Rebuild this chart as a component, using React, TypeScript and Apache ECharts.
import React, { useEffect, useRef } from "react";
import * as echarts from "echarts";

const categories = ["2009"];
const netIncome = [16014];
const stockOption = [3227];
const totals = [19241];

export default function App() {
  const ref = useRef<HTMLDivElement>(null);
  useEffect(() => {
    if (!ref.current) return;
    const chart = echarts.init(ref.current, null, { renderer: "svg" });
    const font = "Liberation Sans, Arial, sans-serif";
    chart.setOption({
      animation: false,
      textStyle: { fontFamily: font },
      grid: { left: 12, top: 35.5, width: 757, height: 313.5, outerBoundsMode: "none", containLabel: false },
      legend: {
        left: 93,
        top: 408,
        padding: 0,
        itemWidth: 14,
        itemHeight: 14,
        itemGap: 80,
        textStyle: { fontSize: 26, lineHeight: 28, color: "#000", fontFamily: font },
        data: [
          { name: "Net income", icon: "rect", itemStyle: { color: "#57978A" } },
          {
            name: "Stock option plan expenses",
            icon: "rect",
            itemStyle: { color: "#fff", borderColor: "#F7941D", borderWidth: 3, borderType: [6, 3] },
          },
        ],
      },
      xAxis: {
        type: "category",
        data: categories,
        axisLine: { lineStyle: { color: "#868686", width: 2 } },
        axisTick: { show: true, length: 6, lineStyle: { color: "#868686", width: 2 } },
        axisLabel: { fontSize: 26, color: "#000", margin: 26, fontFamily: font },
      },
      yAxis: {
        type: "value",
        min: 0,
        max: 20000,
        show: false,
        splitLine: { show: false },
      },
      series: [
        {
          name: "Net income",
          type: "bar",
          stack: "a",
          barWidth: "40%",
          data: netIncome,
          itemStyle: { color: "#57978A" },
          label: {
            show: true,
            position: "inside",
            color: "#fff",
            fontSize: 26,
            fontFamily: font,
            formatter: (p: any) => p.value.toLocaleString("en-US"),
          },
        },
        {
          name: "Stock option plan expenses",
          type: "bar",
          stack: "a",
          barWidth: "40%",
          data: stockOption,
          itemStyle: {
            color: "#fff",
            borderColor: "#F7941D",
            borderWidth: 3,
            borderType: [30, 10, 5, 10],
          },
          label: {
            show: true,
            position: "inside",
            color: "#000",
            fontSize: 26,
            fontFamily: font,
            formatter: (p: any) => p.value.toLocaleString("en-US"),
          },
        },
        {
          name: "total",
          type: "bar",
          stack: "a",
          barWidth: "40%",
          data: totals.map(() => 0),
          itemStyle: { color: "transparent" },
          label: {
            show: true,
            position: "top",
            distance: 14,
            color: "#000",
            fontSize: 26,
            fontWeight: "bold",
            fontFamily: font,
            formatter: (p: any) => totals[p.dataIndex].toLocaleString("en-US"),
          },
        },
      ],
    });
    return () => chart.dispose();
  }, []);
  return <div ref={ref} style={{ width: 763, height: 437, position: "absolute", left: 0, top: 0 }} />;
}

» REQUIRED WORK
Lines from the beginning of the data above through the line containing "const totals = [19241];" are to be returned exactly, and no others.

» EXERCISE OUTPUT
Rebuild this chart as a component, using React, TypeScript and Apache ECharts.
import React, { useEffect, useRef } from "react";
import * as echarts from "echarts";

const categories = ["2009"];
const netIncome = [16014];
const stockOption = [3227];
const totals = [19241];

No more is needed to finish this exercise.